The AI tool was able to determine whether abnormal versions of 6 genes linked to lung cancer, which include EGFR, KRAS, and TP53, are present in the cell or not. Such genetic changes or mutations can cause abnormal growth often seen in cancer. Also, it can change a cell’s shape and interaction with its surroundings while providing visual clues for thorough analyses.
About 20 percent of patients with adenocarcinoma have mutations in the gene epidermal growth factor receptor or EGFR. Determining which genes are changes in which tumor has become vital with the increased use of targeted therapies that work only for specific mutations. The genetic tests currently used to confirm the presence of mutations can take a week to give out results.

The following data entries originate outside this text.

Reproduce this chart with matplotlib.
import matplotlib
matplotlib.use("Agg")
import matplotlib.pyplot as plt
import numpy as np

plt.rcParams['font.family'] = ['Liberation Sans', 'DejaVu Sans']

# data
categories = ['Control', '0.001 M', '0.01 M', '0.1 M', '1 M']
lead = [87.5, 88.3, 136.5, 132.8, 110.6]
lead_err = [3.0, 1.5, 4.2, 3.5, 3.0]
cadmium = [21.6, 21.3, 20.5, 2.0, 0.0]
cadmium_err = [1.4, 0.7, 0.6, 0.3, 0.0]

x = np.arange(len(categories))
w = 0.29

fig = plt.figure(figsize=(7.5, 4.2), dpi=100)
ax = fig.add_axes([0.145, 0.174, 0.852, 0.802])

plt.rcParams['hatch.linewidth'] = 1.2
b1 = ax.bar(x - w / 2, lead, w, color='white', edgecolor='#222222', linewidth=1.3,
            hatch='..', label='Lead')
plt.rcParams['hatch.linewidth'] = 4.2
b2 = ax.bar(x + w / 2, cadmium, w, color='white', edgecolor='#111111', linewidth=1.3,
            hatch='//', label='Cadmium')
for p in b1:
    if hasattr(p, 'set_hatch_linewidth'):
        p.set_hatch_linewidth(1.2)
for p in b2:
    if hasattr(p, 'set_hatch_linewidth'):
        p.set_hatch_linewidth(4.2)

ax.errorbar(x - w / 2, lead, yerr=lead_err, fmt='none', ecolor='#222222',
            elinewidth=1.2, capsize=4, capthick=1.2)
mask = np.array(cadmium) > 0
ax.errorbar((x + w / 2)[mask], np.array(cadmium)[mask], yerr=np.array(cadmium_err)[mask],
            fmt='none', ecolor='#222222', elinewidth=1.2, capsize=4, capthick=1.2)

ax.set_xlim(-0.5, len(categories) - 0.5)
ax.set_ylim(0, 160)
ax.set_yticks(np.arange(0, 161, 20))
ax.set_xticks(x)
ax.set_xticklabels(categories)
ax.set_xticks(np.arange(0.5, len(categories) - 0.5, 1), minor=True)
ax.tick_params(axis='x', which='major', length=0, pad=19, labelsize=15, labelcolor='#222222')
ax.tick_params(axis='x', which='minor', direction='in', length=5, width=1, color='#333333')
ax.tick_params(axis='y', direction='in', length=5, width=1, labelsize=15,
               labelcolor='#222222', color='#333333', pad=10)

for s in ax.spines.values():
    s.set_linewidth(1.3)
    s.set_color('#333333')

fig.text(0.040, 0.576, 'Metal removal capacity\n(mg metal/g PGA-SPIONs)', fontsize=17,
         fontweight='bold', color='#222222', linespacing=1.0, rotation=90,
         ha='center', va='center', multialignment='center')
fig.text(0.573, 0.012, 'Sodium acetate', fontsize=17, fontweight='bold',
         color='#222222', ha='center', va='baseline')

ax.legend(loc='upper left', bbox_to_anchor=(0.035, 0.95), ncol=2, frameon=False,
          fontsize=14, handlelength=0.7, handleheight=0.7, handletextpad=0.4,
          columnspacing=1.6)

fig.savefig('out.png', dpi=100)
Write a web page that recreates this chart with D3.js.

In the study, the research team developed statistical techniques that enabled the program to learn how to get better at operations. Such programs create rules and mathematical models that allow decision-making based on data examples fed into them, with the program getting better as the amount of training data grows.
New and better AI approaches, inspired by nerve cell networks in the brain use highly complex circuits to process information, with each step feeding information and assisting with operations all the way.
The current team trained the deep convolutional neural network, Google ‘s Inception v3, to examine slide images obtained from The Cancer Genome Atlas, which is a database with images of cancer diagnoses that have already been examined. This lets the researchers measure their program’s efficacy and automatically classify normal and diseases tissue.
Surprisingly, the study found that more than half of the small percentage of tumor images were misclassified by the study’s AI program were also misclassified by the pathologists. This highlighted the difficulty in distinguishing between two lung cancer types. 45 out of 54 images misclassified by pathologists were assigned to the correct cancer type by the AI program. This shows significant promise regarding the efficacy of the tool and AI could offer a useful second opinion.
“In our study, we were excited to improve on pathologist-level accuracies, and to show that AI can discover previously unknown patterns in the visible features of cancer cells and the tissues around them,” says co-corresponding author Narges Razavian, Ph.D., assistant professor in the departments of Radiology and Population Health. “The synergy between data and computational power is creating unprecedented opportunities to improve both the practice and the science of medicine.”
The team plans to keep training the AI program with data until it can distinguish which genes are mutated in a given cancer with more than 90 percent accuracy, at which point they will start seeking government approval to apply the technology clinically, a and in the diagnosis of various cancer types.